Exercise goal: Go through the material and write it all out exactly, minus the pictures.

Supplied data:
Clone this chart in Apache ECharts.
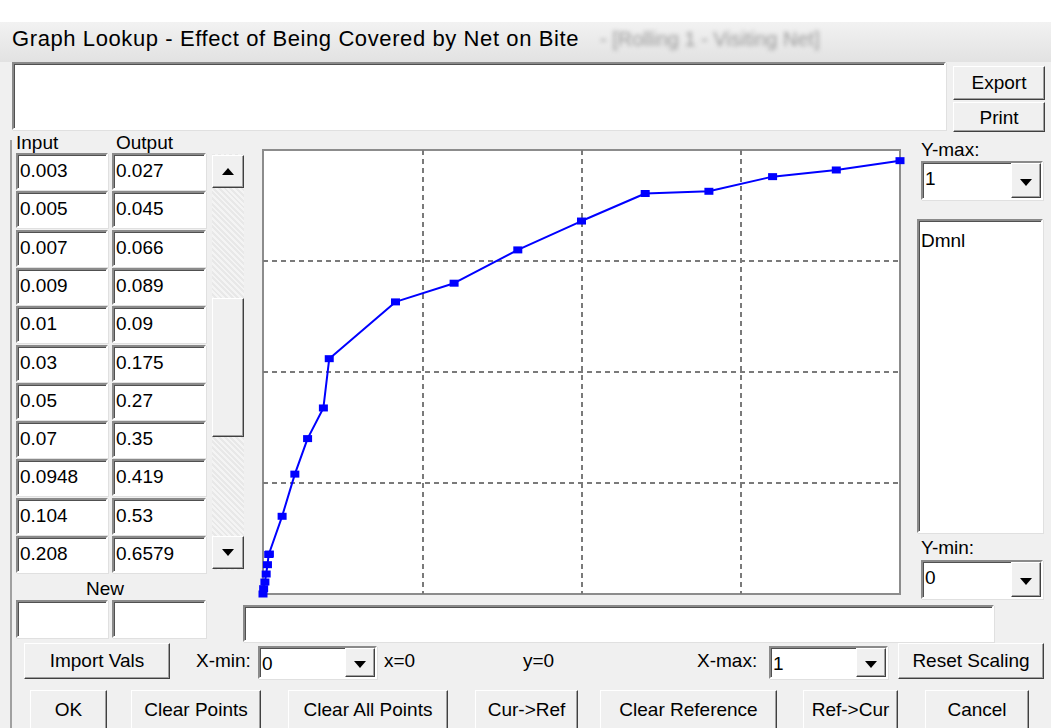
<!DOCTYPE html>
<html>
<head>
<meta charset="utf-8">
<script src="https://cdn.jsdelivr.net/npm/echarts@6/dist/echarts.min.js"></script>
<style>
body{margin:0;width:1051px;height:728px;background:#f0f0f0;font-family:"Liberation Sans",Arial,sans-serif;overflow:hidden;position:relative;color:#000}
.sunk{position:absolute;background:#fff;border:2px solid;border-color:#8a8a8a #fff #fff #8a8a8a;box-shadow:inset 1px 1px 0 #505050,1px 1px 0 #e0e0e0;box-sizing:border-box;font-size:19px;padding:5px 0 0 2px;white-space:nowrap}
.btn{position:absolute;background:#f0f0f0;border:1px solid;border-color:#fff #404040 #404040 #fff;box-shadow:inset -1px -1px 0 #a0a0a0;box-sizing:border-box;font-size:19px;text-align:center;white-space:nowrap}
.lbl{position:absolute;font-size:19px;white-space:nowrap}
.arrow{position:absolute;width:0;height:0;border-left:6px solid transparent;border-right:6px solid transparent}
</style>
</head>
<body>
<div style="position:absolute;left:0;top:0;width:1051px;height:22px;background:#fff"></div>
<div style="position:absolute;left:0;top:22px;width:1051px;height:40px;background:linear-gradient(#f2f2f2,#e2e2e2)"></div>
<div class="lbl" style="left:600px;top:28px;color:#9a9a9a;filter:blur(2px);font-size:20px">- [Rolling 1 - Visiting Net]</div>
<div class="lbl" style="left:12px;top:26px;font-size:22px;letter-spacing:0.6px">Graph Lookup - Effect of Being Covered by Net on Bite</div>
<div style="position:absolute;left:10px;top:140px;width:2px;height:588px;background:#a0a0a0"></div>
<div id="ui"></div>
<div id="chart" style="position:absolute;left:258px;top:145px;width:650px;height:455px"></div>
<script>
// lookup points (input -> output)
const inputs = [0, 0.001, 0.003, 0.005, 0.007, 0.009, 0.01, 0.03, 0.05, 0.07, 0.0948, 0.104, 0.208, 0.3, 0.4, 0.5, 0.6, 0.7, 0.8, 0.9, 1];
const outputs = [0, 0.012, 0.027, 0.045, 0.066, 0.089, 0.09, 0.175, 0.27, 0.35, 0.419, 0.53, 0.6579, 0.70, 0.775, 0.84, 0.902, 0.907, 0.94, 0.955, 0.976];
const firstRow = 2;
const visibleRows = 11;
const xTicks = [0, 0.25, 0.5, 0.75, 1];
const yTicks = [0, 0.25, 0.5, 0.75, 1];

const ui = document.getElementById('ui');
function add(cls, style, text) {
  const d = document.createElement('div');
  d.className = cls;
  d.setAttribute('style', style);
  if (text !== undefined) d.textContent = text;
  ui.appendChild(d);
  return d;
}
function dropdown(x, y, w, h, val) {
  add('sunk', `left:${x}px;top:${y}px;width:${w}px;height:${h}px`, val);
  const b = add('btn', `left:${x + w - 32}px;top:${y + 2}px;width:30px;height:${h - 4}px`);
  b.innerHTML = '<div class="arrow" style="left:8px;top:' + Math.round((h - 4) / 2 - 3) + 'px;border-top:7px solid #000"></div>';
}

// top area
add('sunk', 'left:12px;top:62px;width:934px;height:68px', '');
add('btn', 'left:953px;top:66px;width:92px;height:34px;line-height:32px', 'Export');
add('btn', 'left:953px;top:102px;width:92px;height:30px;line-height:30px', 'Print');

// table
add('lbl', 'left:16px;top:132px', 'Input');
add('lbl', 'left:116px;top:132px', 'Output');
for (let i = 0; i < visibleRows; i++) {
  const y = 153 + i * 38.3;
  add('sunk', `left:16px;top:${y}px;width:92px;height:37px`, String(inputs[firstRow + i]));
  add('sunk', `left:112px;top:${y}px;width:94px;height:37px`, String(outputs[firstRow + i]));
}
// scrollbar
add('', 'position:absolute;left:212px;top:154px;width:32px;height:416px;background:repeating-linear-gradient(45deg,#f4f4f4 0 2px,#e8e8e8 2px 4px)');
let b = add('btn', 'left:212px;top:155px;width:32px;height:33px');
b.innerHTML = '<div class="arrow" style="left:9px;top:12px;border-bottom:7px solid #000"></div>';
add('btn', 'left:212px;top:298px;width:32px;height:139px');
b = add('btn', 'left:212px;top:536px;width:32px;height:33px');
b.innerHTML = '<div class="arrow" style="left:9px;top:12px;border-top:7px solid #000"></div>';
add('lbl', 'left:86px;top:578px', 'New');
add('sunk', 'left:16px;top:600px;width:92px;height:38px', '');
add('sunk', 'left:112px;top:600px;width:94px;height:38px', '');
add('sunk', 'left:243px;top:605px;width:751px;height:37px', '');

// right panel
add('lbl', 'left:921px;top:139px', 'Y-max:');
dropdown(921, 161, 122, 39, '1');
add('sunk', 'left:917px;top:219px;width:126px;height:314px;padding-top:9px', 'Dmnl');
add('lbl', 'left:921px;top:537px', 'Y-min:');
dropdown(921, 560, 122, 39, '0');

// bottom rows
add('btn', 'left:24px;top:643px;width:146px;height:36px;line-height:34px', 'Import Vals');
add('lbl', 'left:196px;top:650px', 'X-min:');
dropdown(258, 646, 119, 33, '0');
add('lbl', 'left:384px;top:650px', 'x=0');
add('lbl', 'left:523px;top:650px', 'y=0');
add('lbl', 'left:697px;top:650px', 'X-max:');
dropdown(769, 646, 119, 33, '1');
add('btn', 'left:898px;top:643px;width:146px;height:36px;line-height:34px', 'Reset Scaling');
const buttons = [['OK', 30, 77], ['Clear Points', 131, 130], ['Clear All Points', 288, 160], ['Cur->Ref', 475, 103], ['Clear Reference', 600, 177], ['Ref->Cur', 803, 95], ['Cancel', 925, 104]];
buttons.forEach(([t, x, w]) => add('btn', `left:${x}px;top:690px;width:${w}px;height:40px;line-height:38px`, t));

// chart
const chart = echarts.init(document.getElementById('chart'));
const gridLine = { show: true, showMinLine: false, showMaxLine: false, lineStyle: { type: [5, 4], color: '#7a7a7a', width: 2 } };
chart.setOption({
  animation: false,
  grid: { left: 5, top: 5, width: 637, height: 444, show: true, backgroundColor: '#fff', borderColor: '#8c8c8c', borderWidth: 2 },
  xAxis: {
    type: 'value', min: xTicks[0], max: xTicks[xTicks.length - 1], interval: xTicks[1] - xTicks[0],
    axisLabel: { show: false }, axisTick: { show: false }, axisLine: { show: false }, splitLine: gridLine
  },
  yAxis: {
    type: 'value', min: yTicks[0], max: yTicks[yTicks.length - 1], interval: yTicks[1] - yTicks[0],
    axisLabel: { show: false }, axisTick: { show: false }, axisLine: { show: false }, splitLine: gridLine
  },
  series: [{
    type: 'line',
    data: inputs.map((x, i) => [x, outputs[i]]),
    symbol: 'rect',
    symbolSize: [9, 7],
    showAllSymbol: true,
    itemStyle: { color: '#0000ff' },
    lineStyle: { color: '#0000ff', width: 2 }
  }]
});
</script>
</body>
</html>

Answer to this exercise:
Clone this chart in Apache ECharts.
<!DOCTYPE html>
<html>
<head>
<meta charset="utf-8">
<script src="https://cdn.jsdelivr.net/npm/echarts@6/dist/echarts.min.js"></script>
<style>
body{margin:0;width:1051px;height:728px;background:#f0f0f0;font-family:"Liberation Sans",Arial,sans-serif;overflow:hidden;position:relative;color:#000}
.sunk{position:absolute;background:#fff;border:2px solid;border-color:#8a8a8a #fff #fff #8a8a8a;box-shadow:inset 1px 1px 0 #505050,1px 1px 0 #e0e0e0;box-sizing:border-box;font-size:19px;padding:5px 0 0 2px;white-space:nowrap}
.btn{position:absolute;background:#f0f0f0;border:1px solid;border-color:#fff #404040 #404040 #fff;box-shadow:inset -1px -1px 0 #a0a0a0;box-sizing:border-box;font-size:19px;text-align:center;white-space:nowrap}
.lbl{position:absolute;font-size:19px;white-space:nowrap}
.arrow{position:absolute;width:0;height:0;border-left:6px solid transparent;border-right:6px solid transparent}
</style>
</head>
<body>
<div style="position:absolute;left:0;top:0;width:1051px;height:22px;background:#fff"></div>
<div style="position:absolute;left:0;top:22px;width:1051px;height:40px;background:linear-gradient(#f2f2f2,#e2e2e2)"></div>
<div class="lbl" style="left:600px;top:28px;color:#9a9a9a;filter:blur(2px);font-size:20px">- [Rolling 1 - Visiting Net]</div>
<div class="lbl" style="left:12px;top:26px;font-size:22px;letter-spacing:0.6px">Graph Lookup - Effect of Being Covered by Net on Bite</div>
<div style="position:absolute;left:10px;top:140px;width:2px;height:588px;background:#a0a0a0"></div>
<div id="ui"></div>
<div id="chart" style="position:absolute;left:258px;top:145px;width:650px;height:455px"></div>
<script>
// lookup points (input -> output)
const inputs = [0, 0.001, 0.003, 0.005, 0.007, 0.009, 0.01, 0.03, 0.05, 0.07, 0.0948, 0.104, 0.208, 0.3, 0.4, 0.5, 0.6, 0.7, 0.8, 0.9, 1];
const outputs = [0, 0.012, 0.027, 0.045, 0.066, 0.089, 0.09, 0.175, 0.27, 0.35, 0.419, 0.53, 0.6579, 0.70, 0.775, 0.84, 0.902, 0.907, 0.94, 0.955, 0.976];
const firstRow = 2;
const visibleRows = 11;
const xTicks = [0, 0.25, 0.5, 0.75, 1];
const yTicks = [0, 0.25, 0.5, 0.75, 1];

const ui = document.getElementById('ui');
function add(cls, style, text) {
  const d = document.createElement('div');
  d.className = cls;
  d.setAttribute('style', style);
  if (text !== undefined) d.textContent = text;
  ui.appendChild(d);
  return d;
}
function dropdown(x, y, w, h, val) {
  add('sunk', `left:${x}px;top:${y}px;width:${w}px;height:${h}px`, val);
  const b = add('btn', `left:${x + w - 32}px;top:${y + 2}px;width:30px;height:${h - 4}px`);
  b.innerHTML = '<div class="arrow" style="left:8px;top:' + Math.round((h - 4) / 2 - 3) + 'px;border-top:7px solid #000"></div>';
}

// top area
add('sunk', 'left:12px;top:62px;width:934px;height:68px', '');
add('btn', 'left:953px;top:66px;width:92px;height:34px;line-height:32px', 'Export');
add('btn', 'left:953px;top:102px;width:92px;height:30px;line-height:30px', 'Print');

// table
add('lbl', 'left:16px;top:132px', 'Input');
add('lbl', 'left:116px;top:132px', 'Output');
for (let i = 0; i < visibleRows; i++) {
  const y = 153 + i * 38.3;
  add('sunk', `left:16px;top:${y}px;width:92px;height:37px`, String(inputs[firstRow + i]));
  add('sunk', `left:112px;top:${y}px;width:94px;height:37px`, String(outputs[firstRow + i]));
}
// scrollbar
add('', 'position:absolute;left:212px;top:154px;width:32px;height:416px;background:repeating-linear-gradient(45deg,#f4f4f4 0 2px,#e8e8e8 2px 4px)');
let b = add('btn', 'left:212px;top:155px;width:32px;height:33px');
b.innerHTML = '<div class="arrow" style="left:9px;top:12px;border-bottom:7px solid #000"></div>';
add('btn', 'left:212px;top:298px;width:32px;height:139px');
b = add('btn', 'left:212px;top:536px;width:32px;height:33px');
b.innerHTML = '<div class="arrow" style="left:9px;top:12px;border-top:7px solid #000"></div>';
add('lbl', 'left:86px;top:578px', 'New');
add('sunk', 'left:16px;top:600px;width:92px;height:38px', '');
add('sunk', 'left:112px;top:600px;width:94px;height:38px', '');
add('sunk', 'left:243px;top:605px;width:751px;height:37px', '');

// right panel
add('lbl', 'left:921px;top:139px', 'Y-max:');
dropdown(921, 161, 122, 39, '1');
add('sunk', 'left:917px;top:219px;width:126px;height:314px;padding-top:9px', 'Dmnl');
add('lbl', 'left:921px;top:537px', 'Y-min:');
dropdown(921, 560, 122, 39, '0');

// bottom rows
add('btn', 'left:24px;top:643px;width:146px;height:36px;line-height:34px', 'Import Vals');
add('lbl', 'left:196px;top:650px', 'X-min:');
dropdown(258, 646, 119, 33, '0');
add('lbl', 'left:384px;top:650px', 'x=0');
add('lbl', 'left:523px;top:650px', 'y=0');
add('lbl', 'left:697px;top:650px', 'X-max:');
dropdown(769, 646, 119, 33, '1');
add('btn', 'left:898px;top:643px;width:146px;height:36px;line-height:34px', 'Reset Scaling');
const buttons = [['OK', 30, 77], ['Clear Points', 131, 130], ['Clear All Points', 288, 160], ['Cur->Ref', 475, 103], ['Clear Reference', 600, 177], ['Ref->Cur', 803, 95], ['Cancel', 925, 104]];
buttons.forEach(([t, x, w]) => add('btn', `left:${x}px;top:690px;width:${w}px;height:40px;line-height:38px`, t));

// chart
const chart = echarts.init(document.getElementById('chart'));
const gridLine = { show: true, showMinLine: false, showMaxLine: false, lineStyle: { type: [5, 4], color: '#7a7a7a', width: 2 } };
chart.setOption({
  animation: false,
  grid: { left: 5, top: 5, width: 637, height: 444, show: true, backgroundColor: '#fff', borderColor: '#8c8c8c', borderWidth: 2 },
  xAxis: {
    type: 'value', min: xTicks[0], max: xTicks[xTicks.length - 1], interval: xTicks[1] - xTicks[0],
    axisLabel: { show: false }, axisTick: { show: false }, axisLine: { show: false }, splitLine: gridLine
  },
  yAxis: {
    type: 'value', min: yTicks[0], max: yTicks[yTicks.length - 1], interval: yTicks[1] - yTicks[0],
    axisLabel: { show: false }, axisTick: { show: false }, axisLine: { show: false }, splitLine: gridLine
  },
  series: [{
    type: 'line',
    data: inputs.map((x, i) => [x, outputs[i]]),
    symbol: 'rect',
    symbolSize: [9, 7],
    showAllSymbol: true,
    itemStyle: { color: '#0000ff' },
    lineStyle: { color: '#0000ff', width: 2 }
  }]
});
</script>
</body>
</html>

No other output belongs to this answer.